You need to submit your program for assessment via Gradescope (Assignment 2). Submission is not
possible through Grok. Multiple submissions may be made; only the last submission that you make before the
deadline will be marked. If you make any late submission at all, your on-time submissions will be ignored, and
if you have not been granted an extension, the late penalty will be applied.
As you can submit your program multiple times, test your program in the test environment early. The
compilation in the Gradescope environment may differ from Grok and your laptop environment. Note that
Gradescope may overload and even fail on the assignment due date when many students submit their programs,
and if that does happen, it will not be a basis for extension requests. Plan to start early and to finish early!!
A rubric explaining the marking expectations is linked from the LMS. Marks will be available on the LMS
approximately two weeks after submissions close, and feedback will be made available via Gradescope.
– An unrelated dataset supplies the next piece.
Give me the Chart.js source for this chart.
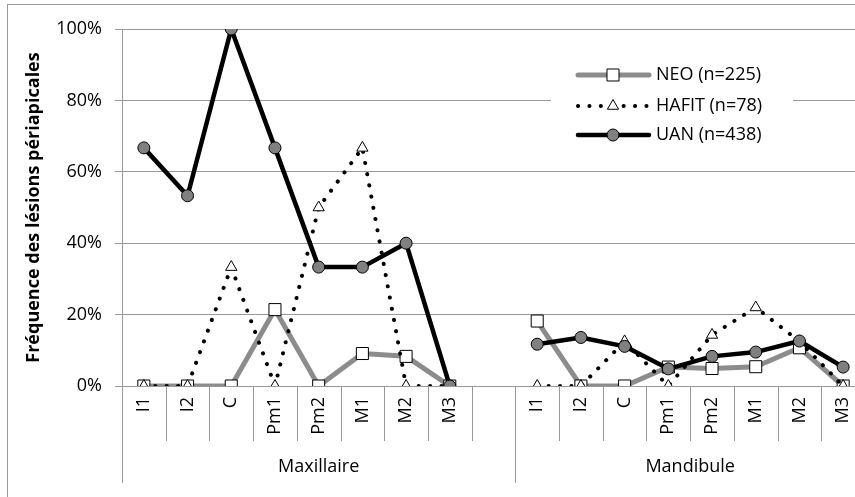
<!DOCTYPE html>
<html>
<head>
<meta charset="utf-8">
<script src="https://cdn.jsdelivr.net/npm/chart.js@4.4.1/dist/chart.umd.min.js"></script>
<style>
  html, body { margin: 0; padding: 0; overflow: hidden; background: #fff; }
  #wrap { width: 880px; height: 510px; }
</style>
</head>
<body>
<div id="wrap"><canvas id="myChart" width="880" height="510"></canvas></div>
<script>
// categories (empty slot separates the two jaws)
const dents = ['I1', 'I2', 'C', 'Pm1', 'Pm2', 'M1', 'M2', 'M3', '',
  'I1', 'I2', 'C', 'Pm1', 'Pm2', 'M1', 'M2', 'M3'];
const groupes = ['Maxillaire', 'Mandibule'];
const groupeTailles = [9, 8];

// values in %
const neo = [0, 0, 0, 21.4, 0, 9.1, 8.3, 0, null, 18.2, 0, 0, 5.3, 4.9, 5.4, 10.7, 0];
const hafit = [0, 0, 33.3, 0, 50, 66.7, 0, 0, null, 0, 0, 12.5, 0, 14.3, 22, 12.5, 0];
const uan = [66.7, 53.3, 100, 66.7, 33.3, 33.3, 40, 0, null, 11.7, 13.6, 11.1, 4.8, 8.3, 9.5, 12.6, 5.3];

const yTicks = [0, 20, 40, 60, 80, 100];
const legendes = ['NEO (n=225)', 'HAFIT (n=78)', 'UAN (n=438)'];

const police = '"Open Sans", "Liberation Sans", sans-serif';
const gris = '#8c8c8c';
const grille = '#999999';

// extra drawing : multi-level axis, frame, legend
const extras = {
  id: 'extras',
  afterDraw(chart) {
    const c = chart.ctx;
    const xs = chart.scales.x;
    const area = chart.chartArea;
    const band = (area.right - area.left) / dents.length;
    c.save();
    c.strokeStyle = grille;
    c.lineWidth = 1;
    // frame
    c.strokeRect(7.5, 4.5, 1000, 1000);
    // separators
    let bornes = [0];
    let acc = 0;
    groupeTailles.forEach(n => { acc += n; bornes.push(acc); });
    for (let i = 0; i <= dents.length; i++) {
      const x = Math.round(area.left + i * band) + 0.5;
      const long = bornes.includes(i) ? 97 : 55;
      c.beginPath();
      c.moveTo(x, area.bottom);
      c.lineTo(x, area.bottom + long);
      c.stroke();
    }
    // group labels
    c.fillStyle = '#000';
    c.font = '18px ' + police;
    c.textAlign = 'center';
    c.textBaseline = 'middle';
    groupes.forEach((g, k) => {
      const x0 = xs.getPixelForValue(bornes[k]) - band / 2;
      const x1 = xs.getPixelForValue(bornes[k + 1] - 1) + band / 2;
      c.fillText(g, (x0 + x1) / 2, area.bottom + 81);
    });

    // legend
    c.fillStyle = '#fff';
    c.fillRect(551, 50, 242, 105);
    const ys = [75, 106, 135];
    chart.data.datasets.forEach((ds, k) => {
      const y = ys[k];
      c.save();
      c.strokeStyle = ds.borderColor;
      c.lineWidth = ds.borderWidth;
      c.lineCap = 'round';
      if (ds.borderDash) c.setLineDash(ds.borderDash);
      c.beginPath();
      c.moveTo(578, y);
      c.lineTo(649, y);
      c.stroke();
      c.restore();
      c.save();
      c.fillStyle = ds.pointBackgroundColor;
      c.strokeStyle = ds.pointBorderColor;
      c.lineWidth = 1;
      Chart.helpers.drawPoint(c, {
        pointStyle: ds.pointStyle,
        radius: ds.pointRadius,
        rotation: 0,
        borderWidth: 1
      }, 613, y);
      c.restore();
      c.fillStyle = '#000';
      c.font = '18px ' + police;
      c.textAlign = 'left';
      c.textBaseline = 'middle';
      c.fillText(legendes[k], 656, y);
    });
    c.restore();
  }
};

const ctx = document.getElementById('myChart');
new Chart(ctx, {
  type: 'line',
  data: {
    labels: dents,
    datasets: [{
      label: legendes[0],
      data: neo,
      borderColor: gris,
      borderWidth: 5,
      pointStyle: 'rect',
      pointRadius: 8.5,
      pointBackgroundColor: '#fff',
      pointBorderColor: '#000',
      pointBorderWidth: 1,
      order: 3
    }, {
      label: legendes[1],
      data: hafit,
      borderColor: '#000',
      borderWidth: 4,
      borderDash: [0.1, 11.3],
      borderCapStyle: 'round',
      pointStyle: 'triangle',
      pointRadius: 6.5,
      pointBackgroundColor: '#fff',
      pointBorderColor: '#000',
      pointBorderWidth: 1,
      order: 2
    }, {
      label: legendes[2],
      data: uan,
      borderColor: '#000',
      borderWidth: 4.5,
      pointStyle: 'circle',
      pointRadius: 6,
      pointBackgroundColor: '#808080',
      pointBorderColor: '#000',
      pointBorderWidth: 1,
      order: 1
    }]
  },
  options: {
    responsive: false,
    animation: false,
    spanGaps: false,
    layout: { padding: { left: 20, top: 29, right: 15, bottom: 0 } },
    plugins: {
      legend: { display: false },
      tooltip: { enabled: false }
    },
    elements: { line: { tension: 0, borderJoinStyle: 'round' } },
    scales: {
      x: {
        offset: true,
        grid: { display: false, drawTicks: false },
        border: { display: true, color: grille },
        ticks: {
          autoSkip: false,
          minRotation: 90,
          maxRotation: 90,
          padding: 11,
          color: '#000',
          font: { family: police, size: 18 }
        },
        afterFit: (s) => { s.height = 124; }
      },
      y: {
        min: 0,
        max: 100,
        afterBuildTicks: (s) => { s.ticks = yTicks.map(v => ({ value: v })); },
        grid: { color: grille, tickLength: 7 },
        border: { display: true, color: grille },
        ticks: {
          padding: 13,
          color: '#000',
          font: { family: police, size: 18 },
          callback: (v) => v + '%'
        },
        title: {
          display: true,
          text: 'Fréquence des lésions périapicales',
          color: '#000',
          font: { family: police, size: 18, weight: 'bold' },
          padding: { top: 3, bottom: 0 }
        },
        afterFit: (s) => { s.width = 102; }
      }
    }
  },
  plugins: [extras]
});
</script>
</body>
</html>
Academic Honesty: You may discuss your work during your workshop, and with others in the class, but what
gets typed into your program must be individual work, not copied from anyone else. So, do not give hard copy
or soft copy of your work to anyone else; do not have any “accidents” that allow others to access your work;
and do not ask others to give you their programs “just so that I can take a look and get some ideas, I won’t
copy, honest”. The best way to help your friends in this regard is to say a very firm “no” if they ask to see
your program, pointing out that your “no”, and their acceptance of that decision, are the only way to preserve
your friendship. See https://academicintegrity.unimelb.edu.au for more information. Note also that
solicitation of solutions via posts to online forums, whether or not there is payment involved, is also Academic
Misconduct. In the past students have had their enrolment terminated for such behavior.
The assignment page contains a link to a program skeleton that includes an Authorship Declaration that you
must “sign” and include at the top of your submitted program. Marks will be deducted (see the rubric) if you
do not include the declaration, or do not sign it, or do not comply with its expectations. A sophisticated
program that undertakes deep structural analysis of C code identifying regions of similarity will be run over
all submissions. Students whose programs are identified as containing significant overlaps will have
substantial mark penalties applied, or be referred to the Student Center for possible disciplinary action.
Nor should you post your code to any public location (github, codeshare.io, etc) while the assignment is
active or prior to the release of the assignment marks.